One night, Judy engages in a conversation with a sadistic caller who fantasizes about strangling her, soon identifying him as the same abusive man who previously harassed her. As he reveals her current address, she breaks down and lashes out at him, massively pleasing him. Terrified, she runs upstairs to Jimmy's apartment for protection, telling him she has decided to abandon her phone sex career and move to Los Angeles to resume her acting career. Before departing, she reconciles with her ex-husband.

In Los Angeles, Judy attends an audition with Ron Silver who, in a similar manner to Tarantino back in New York City, asks her to expose her breasts. This time, however, she assertively departs from the audition. Having reclaimed her dignity, she confidently strolls down the Hollywood Walk of Fame, crossing the street towards Grauman's Chinese Theatre.

==Home media==
The film was released on VHS on August 6, 1996, and on DVD on March 7, 2006.

==Reception==
===Box office===
The film grossed $4,939,939 domestically.

===Critical response===
Girl 6 received mixed reviews. On the review aggregator website Rotten Tomatoes, the film holds an approval rating of 39% based on 36 reviews, with an average rating of 4.8/10. The website's critics consensus reads, "Girl 6 has a compelling star, a Prince soundtrack, and Spike Lee's vivid style – and, unfortunately, a story that's never as compelling or insightful as it needs to be." Metacritic, which uses a weighted average, assigned the a score of 44 out of 100, based on 23 critics, indicating "mixed or average" reviews.

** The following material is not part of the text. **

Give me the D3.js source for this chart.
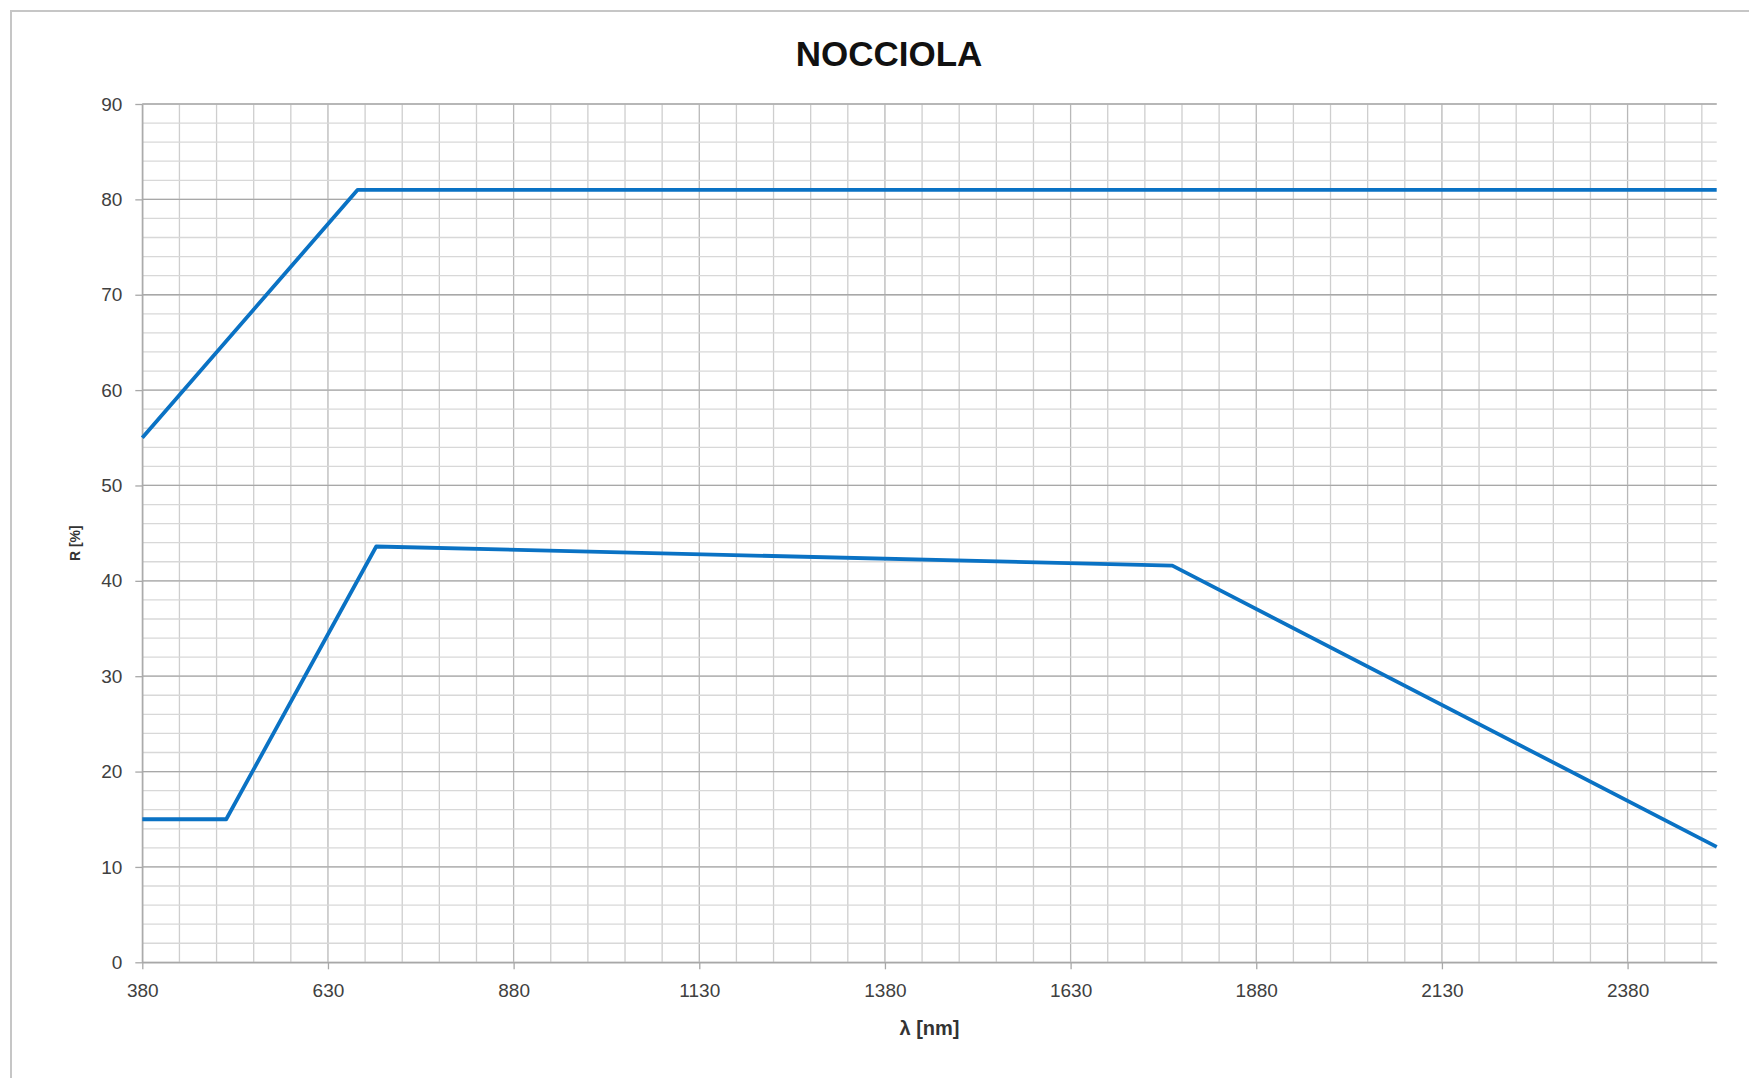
<!DOCTYPE html>
<html>
<head>
<meta charset="utf-8">
<script src="https://cdn.jsdelivr.net/npm/d3@7"></script>
<style>
	body { margin: 0; background: #fff; }
	svg { display: block; }
	text { font-family: 'Liberation Sans', Arial, sans-serif; }
</style>
</head>
<body>
<div id="chart"></div>
<script>
// wavelengths [nm] and reflectance [%]
const lambdaUpper = [380, 670, 2500];
const rUpper = [55, 81, 81];
const lambdaLower = [380, 493, 695, 1767, 2500];
const rLower = [15, 15, 43.6, 41.6, 12.1];

const xTicks = [380, 630, 880, 1130, 1380, 1630, 1880, 2130, 2380];
const yTicks = [0, 10, 20, 30, 40, 50, 60, 70, 80, 90];

const w = 1749;
const h = 1078;

const plotLeft = 142.3,
	plotRight = 1716.7,
	plotTop = 104,
	plotBottom = 962.3;

const svg = d3
	.select('#chart')
	.append('svg')
	.attr('width', w)
	.attr('height', h)
	.style('background-color', '#fff');

// chart frame (runs off the right and bottom edge)
svg
	.append('rect')
	.attr('x', 11)
	.attr('y', 11)
	.attr('width', w + 20)
	.attr('height', h + 20)
	.attr('fill', 'none')
	.attr('stroke', '#c6c6c6')
	.attr('stroke-width', 2);

const x = d3.scaleLinear().domain([380, 2500]).range([plotLeft, plotRight]);
const y = d3.scaleLinear().domain([0, 90]).range([plotBottom, plotTop]);

// vertical grid every 50 nm
const xMinor = d3.range(380, 2501, 50);
svg
	.append('g')
	.selectAll('line')
	.data(xMinor)
	.enter()
	.append('line')
	.attr('x1', d => x(d))
	.attr('x2', d => x(d))
	.attr('y1', plotTop)
	.attr('y2', plotBottom)
	.attr('stroke', d => ((d - 380) % 250 === 0 ? '#b8b8b8' : '#cecece'))
	.attr('stroke-width', 1.3);

// horizontal grid every 2 %
const yMinor = d3.range(0, 91, 2);
svg
	.append('g')
	.selectAll('line')
	.data(yMinor)
	.enter()
	.append('line')
	.attr('x1', plotLeft)
	.attr('x2', plotRight)
	.attr('y1', d => y(d))
	.attr('y2', d => y(d))
	.attr('stroke', '#d8d8d8')
	.attr('stroke-width', 1.3);

svg
	.append('g')
	.selectAll('line')
	.data(yTicks)
	.enter()
	.append('line')
	.attr('x1', plotLeft)
	.attr('x2', plotRight)
	.attr('y1', d => y(d))
	.attr('y2', d => y(d))
	.attr('stroke', '#a8a8a8')
	.attr('stroke-width', 1.3);

// axes
const xAxis = svg
	.append('g')
	.attr('transform', `translate(0,${plotBottom})`)
	.call(
		d3.axisBottom(x).tickValues(xTicks).tickFormat(d3.format('d'))
			.tickSize(7).tickPadding(14).tickSizeOuter(0)
	);

const yAxis = svg
	.append('g')
	.attr('transform', `translate(${plotLeft},0)`)
	.call(
		d3.axisLeft(y).tickValues(yTicks).tickFormat(d3.format('d'))
			.tickSize(7).tickPadding(13).tickSizeOuter(0)
	);

[xAxis, yAxis].forEach(a => {
	a.select('.domain').attr('stroke', '#a8a8a8').attr('stroke-width', 1.3);
	a.selectAll('.tick line').attr('stroke', '#a8a8a8').attr('stroke-width', 1.3);
	a.selectAll('.tick text')
		.attr('fill', '#404040')
		.style('font-size', '19px')
		.style('font-family', "'Liberation Sans', Arial, sans-serif");
});

// series
const line = d3
	.line()
	.x(d => x(d[0]))
	.y(d => y(d[1]));

const series = [d3.zip(lambdaUpper, rUpper), d3.zip(lambdaLower, rLower)];

svg
	.append('g')
	.selectAll('path')
	.data(series)
	.enter()
	.append('path')
	.attr('d', line)
	.attr('fill', 'none')
	.attr('stroke', '#0a72c4')
	.attr('stroke-width', 3.8)
	.attr('stroke-linejoin', 'round');

// titles
svg
	.append('text')
	.attr('x', 889)
	.attr('y', 66)
	.attr('text-anchor', 'middle')
	.style('font-size', '35px')
	.style('font-weight', 'bold')
	.attr('fill', '#111')
	.text('NOCCIOLA');

svg
	.append('text')
	.attr('x', (plotLeft + plotRight) / 2)
	.attr('y', 1035)
	.attr('text-anchor', 'middle')
	.style('font-size', '20px')
	.style('font-weight', 'bold')
	.attr('fill', '#333')
	.text('λ [nm]');

svg
	.append('text')
	.attr('transform', `translate(80,${(plotTop + plotBottom) / 2 + 10}) rotate(-90)`)
	.attr('text-anchor', 'middle')
	.style('font-size', '14px')
	.style('font-weight', 'bold')
	.attr('fill', '#333')
	.text('R [%]');
</script>
</body>
</html>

Roger Ebert gave the film two out of four stars and said, "Even though Spike Lee's Girl 6 was written by a woman, it seems conceived from the point of view of a male caller, who would like to believe that the woman he's hiring by the minute is enjoying their conversation just as much as he is." He added the film's central problem is, "It's about a woman exposing herself for male entertainment, even though it pretends to be about men exposing themselves for female employment." Janet Maslin of The New York Times was more positive, writing, "Spike Lee's Girl 6 doesn't reveal much about its title character, but it does make this clear: Mr. Lee adores her. He shows his fondness for this beautiful heroine (Theresa Randle) by surrounding her with every bit of fun and flattery in his considerable arsenal. Bold colors, a dance track of Prince songs, a parade of wild costumes, good-humored sexual teasing and warmly inviting cinematography by Malik Sayeed all contribute to this comedy's high-energy party mood." Todd McCarthy of Variety said the film lacks "meaningful insight into Girl 6's character", and Rolling Stones Peter Travers commented Lee has "sucked the fun out of call-in sex and replaced it with sanctimonious prattle".